### Your task
Repeat each entry as written, dropping any picture you find.

### Material for this exercise
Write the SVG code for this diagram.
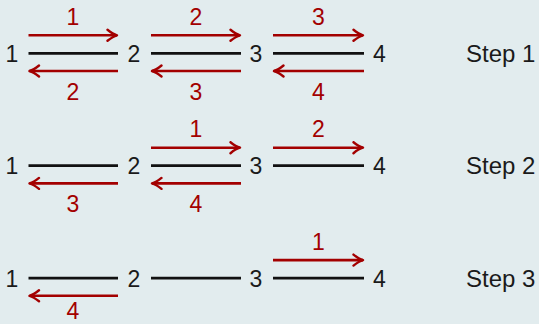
<svg xmlns="http://www.w3.org/2000/svg" width="539" height="324" viewBox="0 0 539 324">
<defs>
<style>
.t{font-family:"Liberation Sans",Arial,sans-serif;font-size:23px;fill:#1a1a1a;text-anchor:middle}
.s{font-family:"Liberation Sans",Arial,sans-serif;font-size:24px;fill:#1a1a1a}
.r{font-family:"Liberation Sans",Arial,sans-serif;font-size:23px;fill:#a30000;text-anchor:middle}
.edge{stroke:#111;stroke-width:2.7;fill:none}
.arr{stroke:#a30000;stroke-width:2.6;fill:none;marker-end:url(#tip)}
</style>
<marker id="tip" markerUnits="userSpaceOnUse" viewBox="-12 -7 14 14" refX="0" refY="0" markerWidth="14" markerHeight="14" orient="auto">
<path d="M-9.5,-5.5 Q-4,-1 0,0 Q-4,1 -9.5,5.5" stroke="#a30000" stroke-width="2.4" fill="none" stroke-linecap="round" stroke-linejoin="round"/>
</marker>
</defs>
<rect width="539" height="324" fill="#e2ecee"/>

<g id="row1">
  <g id="r1-n1"><text class="t" x="12" y="62">1</text></g>
  <g id="r1-n2"><text class="t" x="134" y="62">2</text></g>
  <g id="r1-n3"><text class="t" x="256" y="62">3</text></g>
  <g id="r1-n4"><text class="t" x="379.5" y="62">4</text></g>
  <g id="r1-step"><text class="s" x="466" y="62">Step 1</text></g>
</g>
<g id="row2" transform="translate(0,112.4)">
  <g id="r2-n1"><text class="t" x="12" y="62">1</text></g>
  <g id="r2-n2"><text class="t" x="134" y="62">2</text></g>
  <g id="r2-n3"><text class="t" x="256" y="62">3</text></g>
  <g id="r2-n4"><text class="t" x="379.5" y="62">4</text></g>
  <g id="r2-step"><text class="s" x="466" y="62">Step 2</text></g>
</g>
<g id="row3" transform="translate(0,224.8)">
  <g id="r3-n1"><text class="t" x="12" y="62">1</text></g>
  <g id="r3-n2"><text class="t" x="134" y="62">2</text></g>
  <g id="r3-n3"><text class="t" x="256" y="62">3</text></g>
  <g id="r3-n4"><text class="t" x="379.5" y="62">4</text></g>
  <g id="r3-step"><text class="s" x="466" y="62">Step 3</text></g>
</g>

<g id="connectors">
  <g id="c-row1">
    <line class="edge" x1="28.5" y1="53.3" x2="118" y2="53.3"/>
    <line class="edge" x1="151" y1="53.3" x2="241" y2="53.3"/>
    <line class="edge" x1="273" y1="53.3" x2="364" y2="53.3"/>
    <line class="arr" x1="28.5" y1="35.3" x2="117" y2="35.3"/>
    <line class="arr" x1="151" y1="35.3" x2="240" y2="35.3"/>
    <line class="arr" x1="273" y1="35.3" x2="363" y2="35.3"/>
    <line class="arr" x1="118" y1="71" x2="29.5" y2="71"/>
    <line class="arr" x1="241" y1="71" x2="152" y2="71"/>
    <line class="arr" x1="364" y1="71" x2="274" y2="71"/>
    <text class="r" x="73" y="25">1</text>
    <text class="r" x="196" y="25">2</text>
    <text class="r" x="318.5" y="25">3</text>
    <text class="r" x="73" y="100">2</text>
    <text class="r" x="196" y="100">3</text>
    <text class="r" x="318.5" y="100">4</text>
  </g>
  <g id="c-row2" transform="translate(0,112.4)">
    <line class="edge" x1="28.5" y1="53.3" x2="118" y2="53.3"/>
    <line class="edge" x1="151" y1="53.3" x2="241" y2="53.3"/>
    <line class="edge" x1="273" y1="53.3" x2="364" y2="53.3"/>
    <line class="arr" x1="151" y1="35.3" x2="240" y2="35.3"/>
    <line class="arr" x1="273" y1="35.3" x2="363" y2="35.3"/>
    <line class="arr" x1="118" y1="71" x2="29.5" y2="71"/>
    <line class="arr" x1="241" y1="71" x2="152" y2="71"/>
    <text class="r" x="196" y="25">1</text>
    <text class="r" x="318.5" y="25">2</text>
    <text class="r" x="73" y="100">3</text>
    <text class="r" x="196" y="100">4</text>
  </g>
  <g id="c-row3" transform="translate(0,224.8)">
    <line class="edge" x1="28.5" y1="53.3" x2="118" y2="53.3"/>
    <line class="edge" x1="151" y1="53.3" x2="241" y2="53.3"/>
    <line class="edge" x1="273" y1="53.3" x2="364" y2="53.3"/>
    <line class="arr" x1="273" y1="35.3" x2="363" y2="35.3"/>
    <line class="arr" x1="118" y1="71" x2="29.5" y2="71"/>
    <text class="r" x="318.5" y="25">1</text>
    <text class="r" x="73" y="94.5">4</text>
  </g>
</g>
</svg>
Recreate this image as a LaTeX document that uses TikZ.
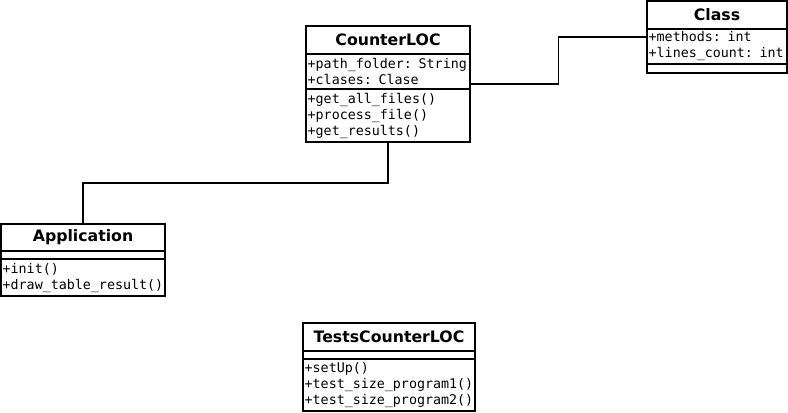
\documentclass[tikz,border=0pt]{standalone}
\usepackage{fontspec}
\setmainfont{DejaVu Sans}
\setmonofont{DejaVu Sans Mono}
\usetikzlibrary{calc}

\tikzset{
  classframe/.style={anchor=north west, inner sep=0pt, outer sep=0pt},
  classpart/.style={draw, line width=1.5pt, anchor=north west, inner sep=0pt, outer sep=0pt},
  classname/.style={classpart, font=\bfseries\fontsize{11.8}{14}\selectfont},
  members/.style={classpart, font=\ttfamily\fontsize{10}{12}\selectfont, align=left, inner xsep=1.25pt},
  link/.style={draw, line width=1.2pt},
}

\begin{document}
\begin{tikzpicture}[x=0.75pt, y=-0.75pt]
\fill[white] (0,0) rectangle (788,412);
\useasboundingbox (0,0) rectangle (788,412);

% CounterLOC
\node[classframe, minimum width=123pt, minimum height=87pt] (counter) at (306,26) {};
\node[classname, minimum width=123pt, minimum height=21pt] (counter-name) at (counter.north west) {CounterLOC};
\node[members, text width=120.5pt, minimum height=26.25pt] (counter-attr) at (counter-name.south west) {+path\_folder: String\\+clases: Clase};
\node[members, text width=120.5pt, minimum height=39.75pt] (counter-meth) at (counter-attr.south west) {+get\_all\_files()\\+process\_file()\\+get\_results()};

% Class
\node[classframe, minimum width=105pt, minimum height=54pt] (class) at (647,1) {};
\node[classname, minimum width=105pt, minimum height=21pt] (class-name) at (class.north west) {Class};
\node[members, text width=102.5pt, minimum height=26.25pt] (class-attr) at (class-name.south west) {+methods: int\\+lines\_count: int};
\node[members, text width=102.5pt, minimum height=6.75pt] (class-meth) at (class-attr.south west) {};

% Application
\node[classframe, minimum width=123pt, minimum height=54pt] (app) at (1,224) {};
\node[classname, minimum width=123pt, minimum height=20.25pt] (app-name) at (app.north west) {Application};
\node[members, text width=120.5pt, minimum height=6pt] (app-attr) at (app-name.south west) {};
\node[members, text width=120.5pt, minimum height=27.75pt] (app-meth) at (app-attr.south west) {+init()\\+draw\_table\_result()};

% TestsCounterLOC
\node[classframe, minimum width=129pt, minimum height=66pt] (tests) at (303,323) {};
\node[classname, minimum width=129pt, minimum height=21pt] (tests-name) at (tests.north west) {TestsCounterLOC};
\node[members, text width=126.5pt, minimum height=6pt] (tests-attr) at (tests-name.south west) {};
\node[members, text width=126.5pt, minimum height=39pt] (tests-meth) at (tests-attr.south west) {+setUp()\\+test\_size\_program1()\\+test\_size\_program2()};

% links
\draw[link] (counter.east) -| ($(counter.east)!0.5!(class.west)$) |- (class.west);
\draw[link] (counter.south) |- ($(counter.south)!0.5!(app.north)$) -| (app.north);
\end{tikzpicture}
\end{document}
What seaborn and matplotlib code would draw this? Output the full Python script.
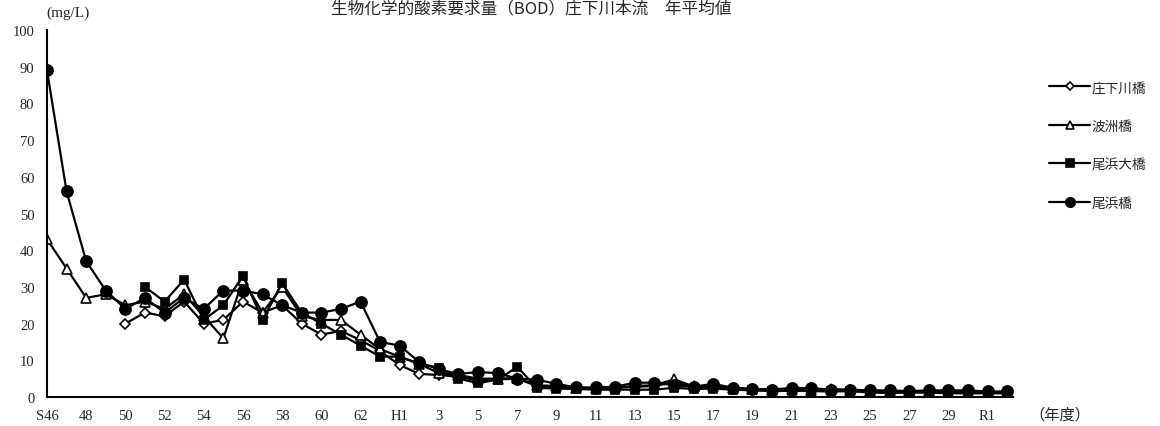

### Full solution
Write the SVG code for this diagram.
<svg xmlns="http://www.w3.org/2000/svg" width="539" height="324" viewBox="0 0 539 324">
<defs>
<style>
.t{font-family:"Liberation Sans",Arial,sans-serif;font-size:23px;fill:#1a1a1a;text-anchor:middle}
.s{font-family:"Liberation Sans",Arial,sans-serif;font-size:24px;fill:#1a1a1a}
.r{font-family:"Liberation Sans",Arial,sans-serif;font-size:23px;fill:#a30000;text-anchor:middle}
.edge{stroke:#111;stroke-width:2.7;fill:none}
.arr{stroke:#a30000;stroke-width:2.6;fill:none;marker-end:url(#tip)}
</style>
<marker id="tip" markerUnits="userSpaceOnUse" viewBox="-12 -7 14 14" refX="0" refY="0" markerWidth="14" markerHeight="14" orient="auto">
<path d="M-9.5,-5.5 Q-4,-1 0,0 Q-4,1 -9.5,5.5" stroke="#a30000" stroke-width="2.4" fill="none" stroke-linecap="round" stroke-linejoin="round"/>
</marker>
</defs>
<rect width="539" height="324" fill="#e2ecee"/>

<g id="row1">
  <g id="r1-n1"><text class="t" x="12" y="62">1</text></g>
  <g id="r1-n2"><text class="t" x="134" y="62">2</text></g>
  <g id="r1-n3"><text class="t" x="256" y="62">3</text></g>
  <g id="r1-n4"><text class="t" x="379.5" y="62">4</text></g>
  <g id="r1-step"><text class="s" x="466" y="62">Step 1</text></g>
</g>
<g id="row2" transform="translate(0,112.4)">
  <g id="r2-n1"><text class="t" x="12" y="62">1</text></g>
  <g id="r2-n2"><text class="t" x="134" y="62">2</text></g>
  <g id="r2-n3"><text class="t" x="256" y="62">3</text></g>
  <g id="r2-n4"><text class="t" x="379.5" y="62">4</text></g>
  <g id="r2-step"><text class="s" x="466" y="62">Step 2</text></g>
</g>
<g id="row3" transform="translate(0,224.8)">
  <g id="r3-n1"><text class="t" x="12" y="62">1</text></g>
  <g id="r3-n2"><text class="t" x="134" y="62">2</text></g>
  <g id="r3-n3"><text class="t" x="256" y="62">3</text></g>
  <g id="r3-n4"><text class="t" x="379.5" y="62">4</text></g>
  <g id="r3-step"><text class="s" x="466" y="62">Step 3</text></g>
</g>

<g id="connectors">
  <g id="c-row1">
    <line class="edge" x1="28.5" y1="53.3" x2="118" y2="53.3"/>
    <line class="edge" x1="151" y1="53.3" x2="241" y2="53.3"/>
    <line class="edge" x1="273" y1="53.3" x2="364" y2="53.3"/>
    <line class="arr" x1="28.5" y1="35.3" x2="117" y2="35.3"/>
    <line class="arr" x1="151" y1="35.3" x2="240" y2="35.3"/>
    <line class="arr" x1="273" y1="35.3" x2="363" y2="35.3"/>
    <line class="arr" x1="118" y1="71" x2="29.5" y2="71"/>
    <line class="arr" x1="241" y1="71" x2="152" y2="71"/>
    <line class="arr" x1="364" y1="71" x2="274" y2="71"/>
    <text class="r" x="73" y="25">1</text>
    <text class="r" x="196" y="25">2</text>
    <text class="r" x="318.5" y="25">3</text>
    <text class="r" x="73" y="100">2</text>
    <text class="r" x="196" y="100">3</text>
    <text class="r" x="318.5" y="100">4</text>
  </g>
  <g id="c-row2" transform="translate(0,112.4)">
    <line class="edge" x1="28.5" y1="53.3" x2="118" y2="53.3"/>
    <line class="edge" x1="151" y1="53.3" x2="241" y2="53.3"/>
    <line class="edge" x1="273" y1="53.3" x2="364" y2="53.3"/>
    <line class="arr" x1="151" y1="35.3" x2="240" y2="35.3"/>
    <line class="arr" x1="273" y1="35.3" x2="363" y2="35.3"/>
    <line class="arr" x1="118" y1="71" x2="29.5" y2="71"/>
    <line class="arr" x1="241" y1="71" x2="152" y2="71"/>
    <text class="r" x="196" y="25">1</text>
    <text class="r" x="318.5" y="25">2</text>
    <text class="r" x="73" y="100">3</text>
    <text class="r" x="196" y="100">4</text>
  </g>
  <g id="c-row3" transform="translate(0,224.8)">
    <line class="edge" x1="28.5" y1="53.3" x2="118" y2="53.3"/>
    <line class="edge" x1="151" y1="53.3" x2="241" y2="53.3"/>
    <line class="edge" x1="273" y1="53.3" x2="364" y2="53.3"/>
    <line class="arr" x1="273" y1="35.3" x2="363" y2="35.3"/>
    <line class="arr" x1="118" y1="71" x2="29.5" y2="71"/>
    <text class="r" x="318.5" y="25">1</text>
    <text class="r" x="73" y="94.5">4</text>
  </g>
</g>
</svg>
Recreate this image as a LaTeX document that uses TikZ.
\documentclass[tikz,border=0pt]{standalone}
\usepackage{fontspec}
\setmainfont{DejaVu Sans}
\setmonofont{DejaVu Sans Mono}
\usetikzlibrary{calc}

\tikzset{
  classframe/.style={anchor=north west, inner sep=0pt, outer sep=0pt},
  classpart/.style={draw, line width=1.5pt, anchor=north west, inner sep=0pt, outer sep=0pt},
  classname/.style={classpart, font=\bfseries\fontsize{11.8}{14}\selectfont},
  members/.style={classpart, font=\ttfamily\fontsize{10}{12}\selectfont, align=left, inner xsep=1.25pt},
  link/.style={draw, line width=1.2pt},
}

\begin{document}
\begin{tikzpicture}[x=0.75pt, y=-0.75pt]
\fill[white] (0,0) rectangle (788,412);
\useasboundingbox (0,0) rectangle (788,412);

% CounterLOC
\node[classframe, minimum width=123pt, minimum height=87pt] (counter) at (306,26) {};
\node[classname, minimum width=123pt, minimum height=21pt] (counter-name) at (counter.north west) {CounterLOC};
\node[members, text width=120.5pt, minimum height=26.25pt] (counter-attr) at (counter-name.south west) {+path\_folder: String\\+clases: Clase};
\node[members, text width=120.5pt, minimum height=39.75pt] (counter-meth) at (counter-attr.south west) {+get\_all\_files()\\+process\_file()\\+get\_results()};

% Class
\node[classframe, minimum width=105pt, minimum height=54pt] (class) at (647,1) {};
\node[classname, minimum width=105pt, minimum height=21pt] (class-name) at (class.north west) {Class};
\node[members, text width=102.5pt, minimum height=26.25pt] (class-attr) at (class-name.south west) {+methods: int\\+lines\_count: int};
\node[members, text width=102.5pt, minimum height=6.75pt] (class-meth) at (class-attr.south west) {};

% Application
\node[classframe, minimum width=123pt, minimum height=54pt] (app) at (1,224) {};
\node[classname, minimum width=123pt, minimum height=20.25pt] (app-name) at (app.north west) {Application};
\node[members, text width=120.5pt, minimum height=6pt] (app-attr) at (app-name.south west) {};
\node[members, text width=120.5pt, minimum height=27.75pt] (app-meth) at (app-attr.south west) {+init()\\+draw\_table\_result()};

% TestsCounterLOC
\node[classframe, minimum width=129pt, minimum height=66pt] (tests) at (303,323) {};
\node[classname, minimum width=129pt, minimum height=21pt] (tests-name) at (tests.north west) {TestsCounterLOC};
\node[members, text width=126.5pt, minimum height=6pt] (tests-attr) at (tests-name.south west) {};
\node[members, text width=126.5pt, minimum height=39pt] (tests-meth) at (tests-attr.south west) {+setUp()\\+test\_size\_program1()\\+test\_size\_program2()};

% links
\draw[link] (counter.east) -| ($(counter.east)!0.5!(class.west)$) |- (class.west);
\draw[link] (counter.south) |- ($(counter.south)!0.5!(app.north)$) -| (app.north);
\end{tikzpicture}
\end{document}
What seaborn and matplotlib code would draw this? Output the full Python script.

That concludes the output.